她故意让萝丝找到了自己。
以‘先生’的身份。
“我知道你要问什么了,毒箭女士。”
萝丝把小罗兰哄进自己的头发里,望着对方那双空洞的眼睛,诚恳道:“我保证和您讲实话,那片大路上发生的、清清楚楚的告诉您——如果这些消息能让您满意…”
毒箭笑了:“我不会伤害你,范西塔特小姐。我想,你应该明白这一点才对——「灾疫」有太多令人痛苦的法子,不是吗?”
萝丝轻轻点头:“我相信,当然,也请您相信我…”
她从那艘大船开始,一点点将东方发生的——至少自己目睹的经过,讲给了毒箭听。
当然。
隐去了不能说的。
萝丝认为,毒箭真正在意的,也唯有东方大路上的黑瓮教徒了——他们去散播香膏,迎接脓之子的降世…
付出了惨重的代价。
“我并不认为我虔诚的同胞们活着,也不希望他们中有谁因为不坚定的信仰而活下来,范西塔特小姐。在决定举行仪式时,参与它的幸运儿就注定了要回归吾神的国度…”
说实话。
毒箭这副虔诚的模样让萝丝感到不适。
她似乎舔舐过太阳的残渣,整具血肉给人一种千疮百孔、摇摇欲碎的感觉——而当她讲起自己的神,讲起他们的‘牺牲’不算‘牺牲’,而是幸福的、自我升华且圣化的、多么幸运才被选中的——
当她这样讲,萝丝就毛骨悚然。
这也是她从来不去圣十字,去教会,后来,又绝不到私人联盟祷告室的原因。
无论什么教派。
他们留给信徒做祷告的地方都相差无几。
萝丝不怎么信仰喧嚣繁忙之女,虽然她是「密卷」。
或许性格中本来就有这样‘渎神’的特质,再加上和尤兰达相处时间不短,受了东方的某些感染——如果「不老泉」生意好,她也勉强乐意对祂祈祷上几句,念些好听的。
如果生意不好…
喧嚣繁忙之女又不缺她这一名不虔诚、还总骂人的信徒。
实用主义。
萝丝这样给自己打了标签。
她不是没有信仰,只是有时信仰‘不大坚定’…而已。
“我相信吾神的选择,范西塔特小姐。也许,你只是还没有穿过蒙蔽世人的面纱,窥探到真正的、匿藏在深层的真理…”
萝丝勾出一条标准式的敷衍笑容:“也许,女士。”
毒箭摇了摇头,不肯罢休。
“脓之子一旦降世,范西塔特小姐,世人将迎来真正的永生——你生过病吗?”
她问。
萝丝当然生过。
“痛苦吗?”
当然。
“未来还会生病吗?”
没人敢说不会。
“疾病,伤痕,衰老——血肉之躯无法摆脱时间的猎犬,也不能如最接近母神的信徒般永恒旺盛…范西塔特小姐,如果有一种办法,能让大地上的所有信者与不信者,吾神教徒或异教徒,哪怕渎神者,大罪——”

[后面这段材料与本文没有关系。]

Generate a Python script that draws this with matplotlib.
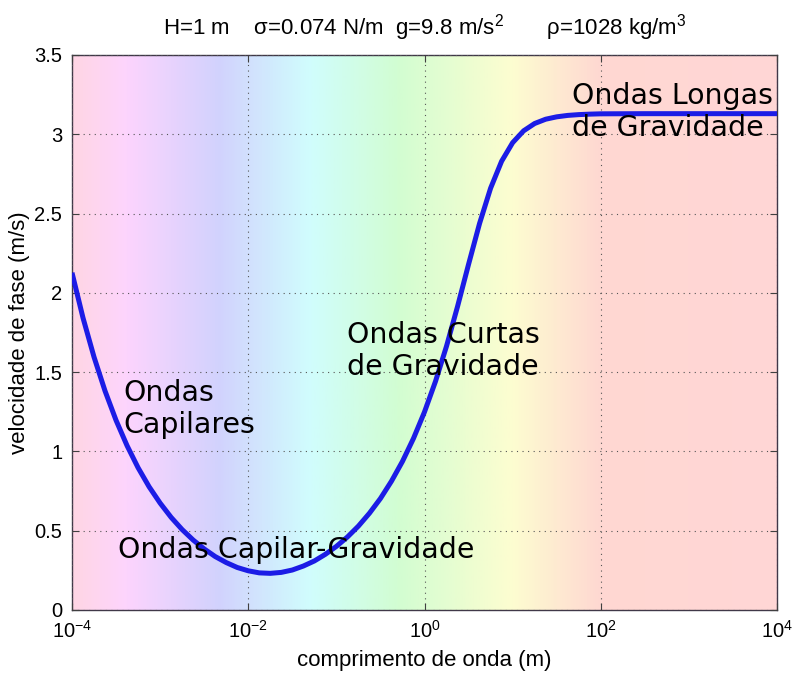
import numpy as np
import matplotlib
matplotlib.use('Agg')
import matplotlib.pyplot as plt
from matplotlib.colors import LinearSegmentedColormap

# phase velocity (log10 of wavelength in m -> c in m/s)
log_lambda = [-4.0, -3.875, -3.75, -3.625, -3.5, -3.375, -3.25, -3.125,
              -3.0, -2.875, -2.75, -2.625, -2.5, -2.375, -2.25, -2.125,
              -2.0, -1.875, -1.75, -1.625, -1.5, -1.375, -1.25, -1.125,
              -1.0, -0.875, -0.75, -0.625, -0.5, -0.375, -0.25, -0.125,
              0.0, 0.125, 0.25, 0.375, 0.5, 0.625, 0.75, 0.875,
              1.0, 1.125, 1.25, 1.375, 1.5, 1.625, 1.75, 1.875,
              2.0, 2.5, 3.0, 3.5, 4.0]
velocidade = [2.127, 1.842, 1.595, 1.381, 1.196, 1.036, 0.897, 0.777,
              0.674, 0.584, 0.507, 0.441, 0.385, 0.337, 0.299, 0.268,
              0.247, 0.234, 0.231, 0.237, 0.252, 0.277, 0.309, 0.351,
              0.401, 0.460, 0.529, 0.610, 0.703, 0.812, 0.937, 1.082,
              1.249, 1.442, 1.664, 1.914, 2.180, 2.438, 2.660, 2.830,
              2.947, 3.022, 3.068, 3.095, 3.110, 3.119, 3.124, 3.127,
              3.129, 3.130, 3.130, 3.130, 3.130]

# background colour stops (log10 wavelength, colour)
bg_pos = [-4.0, -3.4, -2.35, -1.3, -0.3, 1.0, 2.0, 4.0]
bg_cols = ['#ffd6e4', '#fdd4fd', '#d2d2fd', '#d0fdfd', '#d2fdd2',
           '#fdfdd0', '#ffd8d2', '#ffd6d6']

# label text, x, y of the last line's baseline
rotulos = [('Ondas Longas\nde Gravidade', 47.0, 2.99),
           ('Ondas Curtas\nde Gravidade', 0.132, 1.482),
           ('Ondas\nCapilares', 3.8e-4, 1.116),
           ('Ondas Capilar-Gravidade', 3.3e-4, 0.328)]

plt.rcParams['font.family'] = ['Liberation Sans', 'DejaVu Sans']
plt.rcParams['mathtext.fontset'] = 'custom'
plt.rcParams['mathtext.rm'] = 'Liberation Sans'
plt.rcParams['mathtext.it'] = 'Liberation Sans:italic'

fig = plt.figure(figsize=(8, 6.74), dpi=100)
ax = fig.add_axes([0.09, 0.095, 0.88125, 0.8234])

# rainbow background
frac = [(p + 4) / 8 for p in bg_pos]
cmap = LinearSegmentedColormap.from_list('fundo', list(zip(frac, bg_cols)))
ax.imshow(np.linspace(0, 1, 512)[None, :], cmap=cmap, aspect='auto',
          extent=[0, 1, 0, 1], transform=ax.transAxes, zorder=0)

x = np.power(10.0, log_lambda)
ax.plot(x, velocidade, color='#1c1ce6', lw=3.6, zorder=3,
        solid_capstyle='butt')

ax.set_xscale('log')
ax.set_xlim(1e-4, 1e4)
ax.set_ylim(0, 3.5)
ax.set_xticks([1e-4, 1e-2, 1e0, 1e2, 1e4])
ax.xaxis.set_minor_locator(matplotlib.ticker.NullLocator())
ax.set_yticks([0, 0.5, 1, 1.5, 2, 2.5, 3, 3.5])
ax.set_yticklabels(['0', '0.5', '1', '1.5', '2', '2.5', '3', '3.5'])
ax.grid(True, color='#555555', linestyle=(0, (1, 4)), lw=0.8)
ax.set_axisbelow(False)
ax.tick_params(direction='in', length=5, labelsize=14.5, top=True,
               right=True, color='#404040', pad=7)
for s in ax.spines.values():
    s.set_color('#403848')
    s.set_linewidth(1.0)

for txt, xt, yt in rotulos:
    ax.text(xt, yt, txt, fontsize=20.4, family='DejaVu Sans',
            va='baseline', ha='left', zorder=4, linespacing=1.18)

ax.set_xlabel('comprimento de onda (m)', fontsize=16, labelpad=6)
ax.set_ylabel('velocidade de fase (m/s)', fontsize=16)
ax.yaxis.set_label_coords(-0.06, 0.5)
ax.set_title(r'H=1 m    σ=0.074 N/m  g=9.8 m/s$^2$       ρ=1028 kg/m$^3$',
             fontsize=16, pad=15)

fig.savefig('out.png', dpi=100)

她缓缓挺直了腰,那股令人烦躁的振翅声凝滞了车厢中的光线。
她像一具伟大的尸体。
低沉缓慢地讲述着自己生前目睹的真理。
“如果有这样一种办法,让世人永不受苦…”
她以一种黑夜之子期盼黎明的虔诚与牺牲之色注视着萝丝那双牛角上开出翡色晶花的眼睛,悲悯而虔诚。
“如果有这样的办法,你愿意替世人实现它吗?”
沉甸甸的问句像被压在厚砖下的杂草。
萝丝…
只觉得她疯了。
这些异教徒,邪教徒,都是疯子。
没准。
冠神的教徒也是。
她也是。
罗兰也是。
但有时候,罗兰爱玩她的脚…至少还算有正常的时候,对吧?
像个正常的男人。
就像她也爱玩罗…
“我没有这样的能力,女士。”萝丝搪塞着,希望尽快把话题从‘神灵降世’引到‘放我离开’的上面:她不了解「灾疫」的力量,是否在诅咒、致幻之外,还有更强大的近身格斗能力…
她没了金币,只有两枚刀片。
不知道能不能从对方手中逃脱…一旦开启「场」,在这荒郊野外,她不足以坚持到对方「秘」的枯竭之时。
眼下看。
这位‘毒箭’显然也不会受一位二环的言语诱导。
“你有,范西塔特小姐。”
女人挤出一抹微笑,在萝丝诧异地注视下,调整了坐姿:脚掌垫在臀下,膝盖跪在地毯上。